#### [GIVEN TASK]
Leave out the pictures and print only the lines from the one with "Output the Python" through the one with "spiked_fl_drift = 0.0", exactly as they are.

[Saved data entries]
__________
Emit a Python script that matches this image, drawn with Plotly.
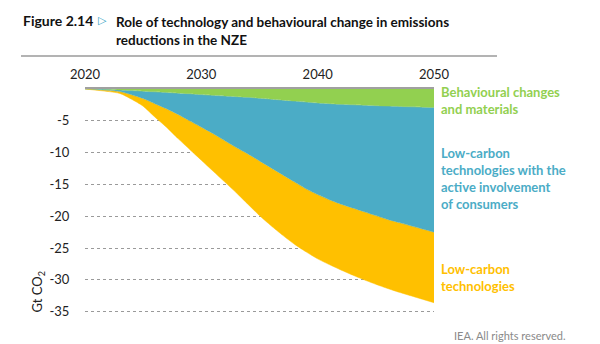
import plotly.graph_objects as go

years = list(range(2020, 2051))
behavioural = [0, -0.03, -0.07, -0.15, -0.25, -0.35, -0.45, -0.55, -0.65, -0.75,
               -0.88, -1.0, -1.1, -1.2, -1.3, -1.45, -1.6, -1.75, -1.9, -2.05,
               -2.2, -2.3, -2.4, -2.48, -2.55, -2.62, -2.68, -2.74, -2.8, -2.85, -2.9]
consumers = [0, -0.07, -0.13, -0.25, -0.65, -1.15, -1.85, -2.55, -3.35, -4.25,
             -5.12, -6.0, -7.0, -8.0, -8.9, -9.85, -10.8, -11.75, -12.7, -13.65,
             -14.4, -15.1, -15.7, -16.22, -16.75, -17.28, -17.82, -18.26, -18.7, -19.15, -19.6]
technologies = [0, -0.1, -0.2, -0.3, -0.7, -1.2, -2.1, -2.9, -3.8, -4.5,
                -5.2, -5.9, -6.5, -7.1, -7.9, -8.6, -9.1, -9.5, -9.8, -9.9,
                -10.1, -10.2, -10.35, -10.55, -10.7, -10.8, -10.85, -10.95, -11.0, -11.05, -11.1]

series_names = ["Behavioural changes<br>and materials",
                "Low-carbon<br>technologies with the<br>active involvement<br>of consumers",
                "Low-carbon<br>technologies"]
colors = ["#92d050", "#4bacc6", "#ffc000"]
x_ticks = [2020, 2030, 2040, 2050]
y_ticks = [-5, -10, -15, -20, -25, -30, -35]
y_ticktext = ["-5", "-10", "-15", "-20", "-25", "-30", "-35"]

W, H = 600, 344
L, R, T, B = 85, 166, 89, 26
FONT = "Lato"

def px(x):
    return (x - L) / (W - L - R)

def py(y):
    return (H - B - y) / (H - T - B)

fig = go.Figure()
for name, vals, col in zip(series_names, [behavioural, consumers, technologies], colors):
    fig.add_trace(go.Scatter(x=years, y=vals, stackgroup="one", mode="lines",
                             line=dict(width=0.5, color=col, shape="spline", smoothing=0.6),
                             fillcolor=col, name=name, hoverinfo="skip"))

label_y = [-1.8, -14.0, -29.6]
for name, col, ly in zip(series_names, colors, label_y):
    fig.add_annotation(x=px(439), xref="paper", y=ly, yref="y", text="<b>" + name + "</b>",
                       showarrow=False, xanchor="left", yanchor="middle", align="left",
                       font=dict(family=FONT, size=13, color=col))

fig.update_layout(
    width=W, height=H, margin=dict(l=L, r=R, t=T, b=B),
    paper_bgcolor="white", plot_bgcolor="white", showlegend=False,
    font=dict(family=FONT, size=12, color="#222"),
    xaxis=dict(range=[2020, 2050], side="top", tickvals=x_ticks, showgrid=False,
               showline=True, linecolor="#a0a0a0", linewidth=2, zeroline=False,
               ticks="outside", ticklen=3, tickcolor="rgba(0,0,0,0)",
               tickfont=dict(family=FONT, size=13, color="#222")),
    yaxis=dict(range=[-36, 0], tickvals=y_ticks, ticktext=y_ticktext, showgrid=True,
               gridcolor="#9a9a9a", griddash="dot", gridwidth=1, zeroline=False, showline=False,
               ticks="outside", ticklen=12, tickcolor="rgba(0,0,0,0)",
               tickfont=dict(family=FONT, size=13, color="#222")),
)

# title
fig.add_annotation(x=px(21), y=py(20), xref="paper", yref="paper", xanchor="left", yanchor="middle",
                   text="<b>Figure 2.14</b>", showarrow=False,
                   font=dict(family=FONT, size=14, color="#111"))
fig.add_annotation(x=px(96), y=py(20), xref="paper", yref="paper", xanchor="left", yanchor="middle",
                   text="▷", showarrow=False,
                   font=dict(family="DejaVu Sans", size=11, color="#2f9ec4"))
fig.add_annotation(x=px(114), y=py(31), xref="paper", yref="paper", xanchor="left", yanchor="middle",
                   text="<b>Role of technology and behavioural change in emissions<br>reductions in the NZE</b>",
                   showarrow=False, align="left",
                   font=dict(family=FONT, size=13.5, color="#111"))
fig.add_shape(type="line", xref="paper", yref="paper", x0=px(21), x1=px(497), y0=py(56), y1=py(56),
              line=dict(color="#9a9a9a", width=1.5))

# y-axis title
fig.add_annotation(x=px(38), y=-32, xref="paper", yref="y", textangle=-90,
                   text="Gt CO<sub>2</sub>", showarrow=False, xanchor="center", yanchor="middle",
                   font=dict(family=FONT, size=13, color="#222"))

# footer
fig.add_annotation(x=px(568), y=py(335), xref="paper", yref="paper", xanchor="right", yanchor="middle",
                   text="IEA. All rights reserved.", showarrow=False,
                   font=dict(family=FONT, size=11, color="#8a8a8a"))

fig.write_html("out.html")
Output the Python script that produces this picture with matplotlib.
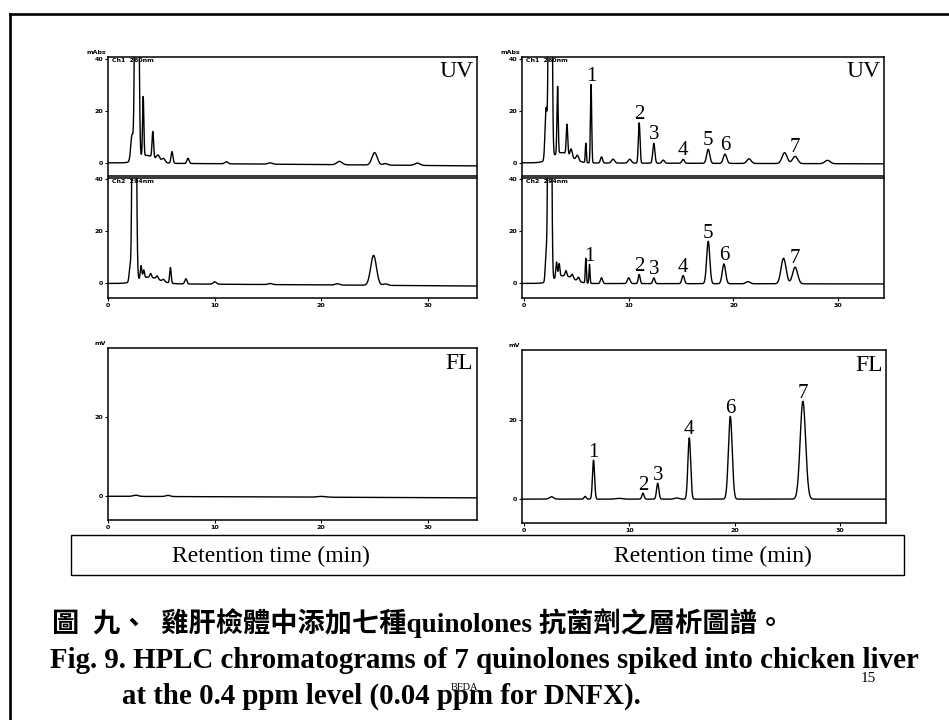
import numpy as np
import matplotlib
matplotlib.use("Agg")
import matplotlib.pyplot as plt
from matplotlib.lines import Line2D
from matplotlib.patches import Rectangle

W, H = 949, 720
SERIF = "Liberation Serif"
CAPTION_FONTS = ["Liberation Serif", "Noto Sans CJK TC"]

# ---- peak tables: retention time (min), height, width (sigma, min) ----
# blank chicken liver, UV channel 1
blank_uv1_rt = [2.25, 2.7, 3.3, 3.6, 4.2, 4.7, 5.2, 6.0, 7.5, 11.1, 15.2, 21.7, 25.0, 26.0, 29.0]
blank_uv1_h = [10.0, 300.0, 23.0, 3.0, 10.0, 2.0, 1.5, 4.5, 2.0, 0.8, 0.5, 1.3, 4.8, 0.6, 0.9]
blank_uv1_w = [0.12, 0.12, 0.06, 0.8, 0.07, 0.15, 0.15, 0.09, 0.1, 0.15, 0.2, 0.25, 0.25, 0.2, 0.25]
blank_uv1_drift = -1.2

# blank chicken liver, UV channel 2
blank_uv2_rt = [2.05, 2.46, 3.1, 3.35, 3.8, 4.0, 4.6, 5.2, 5.85, 7.3, 10.0, 15.2, 21.5, 24.9, 26.0]
blank_uv2_h = [5.0, 300.0, 5.0, 3.0, 2.5, 1.5, 1.2, 0.8, 6.0, 2.0, 0.9, 0.4, 0.5, 11.5, 0.6]
blank_uv2_w = [0.08, 0.12, 0.07, 0.07, 1.0, 0.08, 0.1, 0.1, 0.07, 0.1, 0.15, 0.2, 0.2, 0.27, 0.2]
blank_uv2_drift = -1.0

# blank chicken liver, fluorescence
blank_fl_rt = [2.6, 5.6, 20.0]
blank_fl_h = [0.3, 0.3, 0.2]
blank_fl_w = [0.25, 0.2, 0.4]
blank_fl_drift = -0.4

# spiked liver: matrix peaks, UV channel 1
spiked_uv1_rt = [2.1, 2.5, 3.2, 3.6, 4.1, 4.5, 5.1, 5.9, 7.4, 8.5, 10.1, 13.3, 21.5, 24.9, 29.0]
spiked_uv1_h = [20.0, 300.0, 26.0, 4.0, 11.5, 3.0, 2.0, 7.5, 2.4, 1.5, 1.5, 1.2, 1.8, 4.2, 1.3]
spiked_uv1_w = [0.1, 0.11, 0.06, 0.9, 0.07, 0.1, 0.12, 0.05, 0.1, 0.15, 0.15, 0.12, 0.2, 0.24, 0.25]
spiked_uv1_drift = -0.4

# spiked liver: matrix peaks, UV channel 2
spiked_uv2_rt = [2.1, 2.45, 3.1, 3.35, 3.8, 4.0, 4.6, 5.2, 5.9, 7.4, 10.0, 21.4, 24.8]
spiked_uv2_h = [10.0, 300.0, 6.0, 5.0, 3.0, 2.0, 1.5, 1.5, 9.5, 2.2, 2.2, 0.8, 9.8]
spiked_uv2_w = [0.08, 0.11, 0.07, 0.07, 0.9, 0.08, 0.1, 0.1, 0.05, 0.1, 0.13, 0.2, 0.24]
spiked_uv2_drift = -0.2

# spiked liver: matrix peaks, fluorescence
spiked_fl_rt = [2.6, 5.8, 9.0, 14.5]
spiked_fl_h = [0.6, 0.7, 0.2, 0.3]
spiked_fl_w = [0.2, 0.1, 0.3, 0.2]
spiked_fl_drift = 0.0

# the seven quinolones (numbered 1-7)
compound_ids = ["1", "2", "3", "4", "5", "6", "7"]
quin_uv1_rt = [6.4, 11.0, 12.4, 15.2, 17.6, 19.2, 25.9]
quin_uv1_h = [30.3, 15.6, 7.7, 1.5, 5.4, 3.6, 2.8]
quin_uv1_w = [0.06, 0.08, 0.1, 0.12, 0.15, 0.16, 0.24]
quin_uv2_rt = [6.25, 11.0, 12.4, 15.2, 17.6, 19.1, 25.9]
quin_uv2_h = [7.3, 3.5, 2.2, 3.1, 16.3, 7.6, 6.4]
quin_uv2_w = [0.05, 0.09, 0.1, 0.12, 0.15, 0.16, 0.24]
quin_fl_ids = ["1", "2", "3", "4", "6", "7"]
quin_fl_rt = [6.6, 11.3, 12.7, 15.7, 19.6, 26.5]
quin_fl_h = [9.8, 1.5, 4.0, 15.4, 20.8, 24.6]
quin_fl_w = [0.1, 0.1, 0.11, 0.13, 0.18, 0.26]

uv_ticks = [0, 20, 40]
fl_ticks = [0, 20]
time_ticks = [0, 10, 20, 30]


def chromatogram(t, rts, hs, ws, drift):
    y = np.zeros_like(t)
    for r, h, w in zip(rts, hs, ws):
        y += h * np.exp(-0.5 * ((t - r) / w) ** 2)
    return y + drift * t / t[-1]


def px_axes(fig, x0, y0, x1, y1):
    return fig.add_axes([x0 / W, 1 - y1 / H, (x1 - x0) / W, (y1 - y0) / H])


def style(ax, xlim, ylim, yticks, show_x):
    ax.set_xlim(*xlim)
    ax.set_ylim(*ylim)
    for s in ax.spines.values():
        s.set_linewidth(1.1)
        s.set_color("black")
    ax.set_yticks(yticks)
    ax.set_yticklabels([str(v) for v in yticks])
    ax.tick_params(axis="y", length=2.5, width=0.8, direction="out", pad=1,
                   labelsize=4.5)
    if show_x:
        ax.set_xticks(time_ticks)
        ax.set_xticklabels([str(v) for v in time_ticks])
        ax.tick_params(axis="x", length=2, width=0.8, direction="out", pad=1.5,
                       labelsize=4.5)
    else:
        ax.set_xticks([])
    for lab in ax.get_xticklabels() + ax.get_yticklabels():
        lab.set_fontweight("bold")
        lab.set_family("DejaVu Sans")


def corner_tag(ax, text):
    ax.text(0.99, 0.97, text, transform=ax.transAxes, ha="right", va="top",
            fontsize=17, family=SERIF)


def number_peaks(ax, ids, rts, hs):
    for lab, r, h in zip(ids, rts, hs):
        ax.annotate(lab, (r, h), xytext=(0, 2.5), textcoords="offset points",
                    ha="center", va="baseline", fontsize=15, family=SERIF)


def small_label(ax, x, y, text, ha, va):
    ax.text(x, y, text, transform=ax.transAxes, ha=ha, va=va,
            fontsize=4.5, fontweight="bold")


fig = plt.figure(figsize=(W / 100, H / 100), dpi=100)
fig.patch.set_facecolor("white")

t_left = np.linspace(0, 34.6, 4000)
t_right = np.linspace(-0.2, 34.4, 4000)
xl = (0, 34.6)
xr = (-0.2, 34.4)
ylim_uv1 = (-5.1, 40.9)
ylim_uv2 = (-5.6, 40.5)
ylim_fl = (-6.0, 37.5)
lw = 1.0

# ---- blank sample: UV (two channels) ----
ax = px_axes(fig, 108, 57, 477, 176)
ax.plot(t_left, chromatogram(t_left, blank_uv1_rt, blank_uv1_h, blank_uv1_w, blank_uv1_drift),
        color="black", lw=lw)
style(ax, xl, ylim_uv1, uv_ticks, False)
corner_tag(ax, "UV")
small_label(ax, 0.012, 0.995, "Ch1  260nm", "left", "top")
small_label(ax, -0.005, 1.02, "mAbs", "right", "bottom")

ax = px_axes(fig, 108, 178, 477, 298)
ax.plot(t_left, chromatogram(t_left, blank_uv2_rt, blank_uv2_h, blank_uv2_w, blank_uv2_drift),
        color="black", lw=lw)
style(ax, xl, ylim_uv2, uv_ticks, True)
small_label(ax, 0.012, 0.995, "Ch2  294nm", "left", "top")

# ---- spiked sample: UV (two channels) ----
ax = px_axes(fig, 522, 57, 884, 176)
base = chromatogram(t_right, spiked_uv1_rt, spiked_uv1_h, spiked_uv1_w, spiked_uv1_drift)
ax.plot(t_right, base + chromatogram(t_right, quin_uv1_rt, quin_uv1_h, quin_uv1_w, 0.0),
        color="black", lw=lw)
style(ax, xr, ylim_uv1, uv_ticks, False)
corner_tag(ax, "UV")
number_peaks(ax, compound_ids, quin_uv1_rt, quin_uv1_h)
small_label(ax, 0.012, 0.995, "Ch1  260nm", "left", "top")
small_label(ax, -0.005, 1.02, "mAbs", "right", "bottom")

ax = px_axes(fig, 522, 178, 884, 298)
base = chromatogram(t_right, spiked_uv2_rt, spiked_uv2_h, spiked_uv2_w, spiked_uv2_drift)
ax.plot(t_right, base + chromatogram(t_right, quin_uv2_rt, quin_uv2_h, quin_uv2_w, 0.0),
        color="black", lw=lw)
style(ax, xr, ylim_uv2, uv_ticks, True)
number_peaks(ax, compound_ids, quin_uv2_rt, quin_uv2_h)
small_label(ax, 0.012, 0.995, "Ch2  294nm", "left", "top")

# ---- fluorescence ----
ax = px_axes(fig, 108, 348, 477, 520)
ax.plot(t_left, chromatogram(t_left, blank_fl_rt, blank_fl_h, blank_fl_w, blank_fl_drift),
        color="black", lw=lw)
style(ax, xl, ylim_fl, fl_ticks, True)
corner_tag(ax, "FL")
small_label(ax, -0.005, 1.01, "mV", "right", "bottom")

ax = px_axes(fig, 522, 350, 886, 523)
base = chromatogram(t_right, spiked_fl_rt, spiked_fl_h, spiked_fl_w, spiked_fl_drift)
ax.plot(t_right, base + chromatogram(t_right, quin_fl_rt, quin_fl_h, quin_fl_w, 0.0),
        color="black", lw=lw)
style(ax, xr, ylim_fl, fl_ticks, True)
corner_tag(ax, "FL")
number_peaks(ax, quin_fl_ids, quin_fl_rt, quin_fl_h)
small_label(ax, -0.005, 1.01, "mV", "right", "bottom")

# ---- shared x-axis title box ----
fig.add_artist(Rectangle((71 / W, 1 - 575 / H), (904 - 71) / W, 40 / H,
                         transform=fig.transFigure, fill=False, lw=1.0, ec="black"))
for xc in (271, 713):
    fig.text(xc / W, 1 - 556 / H, "Retention time (min)", ha="center", va="center",
             fontsize=17, family=SERIF)

# ---- page frame ----
fig.add_artist(Line2D([9.5 / W, 9.5 / W], [1 - 14 / H, 0], transform=fig.transFigure,
                      color="black", lw=1.9))
fig.add_artist(Line2D([9.5 / W, 1.0], [1 - 14 / H, 1 - 14 / H], transform=fig.transFigure,
                      color="black", lw=1.9))

# ---- caption ----
cap_size = 20.8
fig.text(52 / W, 1 - 623 / H, "圖  九、  雞肝檢體中添加七種quinolones 抗菌劑之層析圖譜。",
         ha="left", va="center", fontsize=19.6, fontweight="bold", family=CAPTION_FONTS)
fig.text(50 / W, 1 - 668 / H,
         "Fig. 9. HPLC chromatograms of 7 quinolones spiked into chicken liver",
         ha="left", va="baseline", fontsize=cap_size, fontweight="bold", family=SERIF)
line3_x = 122
line3_y = 704
prefix = "at the 0.4 ppm level (0.04 "
fig.text(line3_x / W, 1 - line3_y / H, prefix + "ppm for DNFX).",
         ha="left", va="baseline", fontsize=cap_size, fontweight="bold", family=SERIF)

# centre the small "BFDA" mark over the second "ppm"
renderer = fig.canvas.get_renderer()
probe = fig.text(0, 0, prefix, fontsize=cap_size, fontweight="bold", family=SERIF)
probe_w = probe.get_window_extent(renderer).width
probe2 = fig.text(0, 0, "ppm", fontsize=cap_size, fontweight="bold", family=SERIF)
ppm_w = probe2.get_window_extent(renderer).width
probe.remove()
probe2.remove()
fig.text((line3_x + probe_w + ppm_w / 2) / W, 1 - 690 / H, "BFDA", ha="center",
         va="baseline", fontsize=7.5, family=SERIF)
fig.text(868 / W, 1 - 679 / H, "15", ha="center", va="center", fontsize=11,
         family=SERIF)

fig.savefig("out.png", dpi=100, facecolor="white")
__________
#### [RESULT OF THIS EXERCISE]
Output the Python script that produces this picture with matplotlib.
import numpy as np
import matplotlib
matplotlib.use("Agg")
import matplotlib.pyplot as plt
from matplotlib.lines import Line2D
from matplotlib.patches import Rectangle

W, H = 949, 720
SERIF = "Liberation Serif"
CAPTION_FONTS = ["Liberation Serif", "Noto Sans CJK TC"]

# ---- peak tables: retention time (min), height, width (sigma, min) ----
# blank chicken liver, UV channel 1
blank_uv1_rt = [2.25, 2.7, 3.3, 3.6, 4.2, 4.7, 5.2, 6.0, 7.5, 11.1, 15.2, 21.7, 25.0, 26.0, 29.0]
blank_uv1_h = [10.0, 300.0, 23.0, 3.0, 10.0, 2.0, 1.5, 4.5, 2.0, 0.8, 0.5, 1.3, 4.8, 0.6, 0.9]
blank_uv1_w = [0.12, 0.12, 0.06, 0.8, 0.07, 0.15, 0.15, 0.09, 0.1, 0.15, 0.2, 0.25, 0.25, 0.2, 0.25]
blank_uv1_drift = -1.2

# blank chicken liver, UV channel 2
blank_uv2_rt = [2.05, 2.46, 3.1, 3.35, 3.8, 4.0, 4.6, 5.2, 5.85, 7.3, 10.0, 15.2, 21.5, 24.9, 26.0]
blank_uv2_h = [5.0, 300.0, 5.0, 3.0, 2.5, 1.5, 1.2, 0.8, 6.0, 2.0, 0.9, 0.4, 0.5, 11.5, 0.6]
blank_uv2_w = [0.08, 0.12, 0.07, 0.07, 1.0, 0.08, 0.1, 0.1, 0.07, 0.1, 0.15, 0.2, 0.2, 0.27, 0.2]
blank_uv2_drift = -1.0

# blank chicken liver, fluorescence
blank_fl_rt = [2.6, 5.6, 20.0]
blank_fl_h = [0.3, 0.3, 0.2]
blank_fl_w = [0.25, 0.2, 0.4]
blank_fl_drift = -0.4

# spiked liver: matrix peaks, UV channel 1
spiked_uv1_rt = [2.1, 2.5, 3.2, 3.6, 4.1, 4.5, 5.1, 5.9, 7.4, 8.5, 10.1, 13.3, 21.5, 24.9, 29.0]
spiked_uv1_h = [20.0, 300.0, 26.0, 4.0, 11.5, 3.0, 2.0, 7.5, 2.4, 1.5, 1.5, 1.2, 1.8, 4.2, 1.3]
spiked_uv1_w = [0.1, 0.11, 0.06, 0.9, 0.07, 0.1, 0.12, 0.05, 0.1, 0.15, 0.15, 0.12, 0.2, 0.24, 0.25]
spiked_uv1_drift = -0.4

# spiked liver: matrix peaks, UV channel 2
spiked_uv2_rt = [2.1, 2.45, 3.1, 3.35, 3.8, 4.0, 4.6, 5.2, 5.9, 7.4, 10.0, 21.4, 24.8]
spiked_uv2_h = [10.0, 300.0, 6.0, 5.0, 3.0, 2.0, 1.5, 1.5, 9.5, 2.2, 2.2, 0.8, 9.8]
spiked_uv2_w = [0.08, 0.11, 0.07, 0.07, 0.9, 0.08, 0.1, 0.1, 0.05, 0.1, 0.13, 0.2, 0.24]
spiked_uv2_drift = -0.2

# spiked liver: matrix peaks, fluorescence
spiked_fl_rt = [2.6, 5.8, 9.0, 14.5]
spiked_fl_h = [0.6, 0.7, 0.2, 0.3]
spiked_fl_w = [0.2, 0.1, 0.3, 0.2]
spiked_fl_drift = 0.0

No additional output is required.